Pismo Beach Culture

Pismo Beach Culture


The clam was once king in Pismo Beach. Chumash Indians called themselves the “First People,” and also the “Seashell People,” and had villages in the Pismo Beach area. The Chumash used the local clam shells as ornamentation, tools, and also for currency. But for the Chumash who lived near the sea, clams were a large part of their diet, too. Besides clams, they consumed mussels and abalone and hunted seals, sea lions and sea otters. Huge mounds of seashells, some as high as nine feet tall, have been found at Chumash village sites.

The Chumash were considered the finest native boat builders in California. picking up tar or pismu to seal the cracks in their twelve to thirty foot redwood plank canoes called tomols. They traveled the coast out to the Channel Islands off present day Santa Barbara, visiting and trading with other tribes. The Chumash also considered dolphin sacred and many cave paintings were done of the revered animals.

One hundred years ago there were thousands of clams on Pismo Beach. In fact there were so many that a daily limit was set in 1911 of 200 clams per person! Teams of horses were used commercially to plow the clams from the beach. The clams were loaded into wagons and used for feed for chickens and pigs. But according to the U.S. Fish and Wildlife Service, by 1948, commercial digging ended, and “the sport catch declined from 343,000 clams in 1978 to 0 in 1983,” sea otters being directly responsible for the devastation of the Pismo clam.

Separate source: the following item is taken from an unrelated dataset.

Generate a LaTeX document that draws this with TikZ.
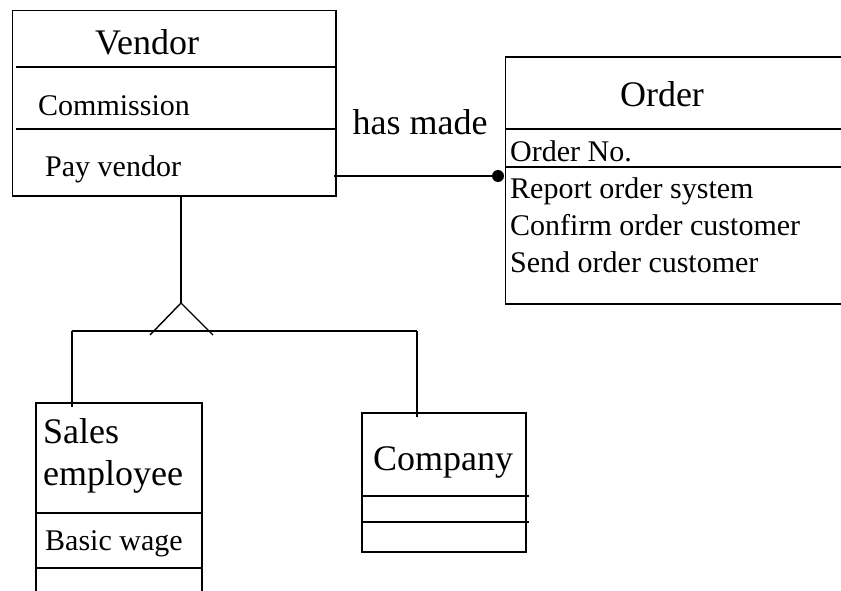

The Pismo clam has become entrenched in the area’s culture, from the giant, decorated clam statue on the southern entrance of the city to the largest clam shell ever found on Pismo Beach displayed in the Chamber of Commerce office, which was 7 ½ inches in diameter and 26 years old, to the ever present clam chowder on the menus of oceanfront restaurants. The Clam Festival is the city’s big annual event and draws thousands to the beachside community and even a “Miss Clam” is selected.

Even though man and otter have decimated the clam numbers, the clam is still king in Pismo Beach.